Just after the global economic recession of 2008, bitcoin erupted out on the financial scene. Although the asset could not get much attention in it’s first few years, the past couple of years have proved to be quite exciting for the asset. The 2017 bull run of bitcoin is unknown to none as the asset almost touched the $20,000 mark in December. Bitcoin trading has gained serious traction since then. But alongside this, bitcoin trading has become one of the tougher options for the investors entering this arena owing to bear run that has continued on for more than a year now. Besides, the institutions and major giants from Wall Street also hold back from entering the arena of bitcoin trading. Here are some of the reasons why the situation is as we see it today.
The connotation attached with bitcoin since the beginning has not been largely positive in the media. Since the market is new and technological innovation in blockchain is being made at a very rapid pace, there aren’t many laws and regulations surrounding the asset. Due to this, a lot of negative, illegal and fraudulent activities have found their ways to enter this world. Owing to this, bitcoin trading has not been one of the favorite options of the investor community and Wall Street in general.
A plethora of scams is seen in the bitcoin world. Many investors from across the globe have lost a large amount of money to these scams. Besides, the price of bitcoin is highly volatile. One day the asset is going up with massive greens and the very next day, it is down on its knees resulting in the loss of a large amount of money for the investors. Making things worse, the price is highly prone to manipulation by big whales present in the game and hence bitcoin trading becomes too unnatural of an option for the investors.
The regulatory body in charge of approving of bitcoin exchange-traded fund (ETF), the United States Exchange Commission (SEC), has also not approved it owing to the issues like manipulation and prevalence of fraudulent activities. Putting all the pieces of the puzzle together, it is the evolutionary issues linked with bitcoin that hold institutions and giants from Wall Street from touching this asset.

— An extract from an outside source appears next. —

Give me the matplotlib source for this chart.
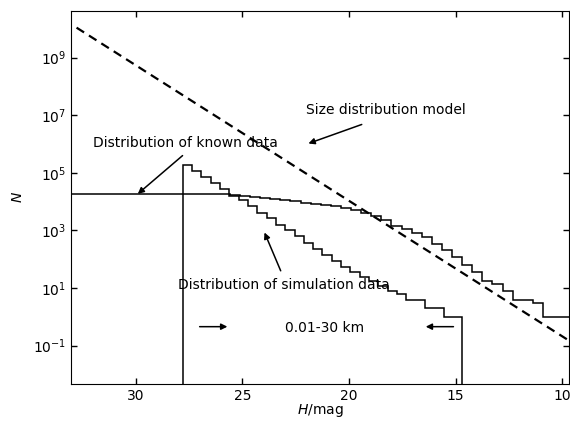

But as we move into 2019, developments are being made in the regulatory arena. Different regulatory frameworks are being put in place so that investors in the bitcoin trading community can be provided with secure frameworks of operations.
It is too early in the bitcoin world as of now. Just like every technological innovation, it seems that bitcoin also needs its time to grow and mature. Things will likely change as we move forward. Although bitcoin trading might not be the most favorite option of the institutions as of now, it might become so in the future.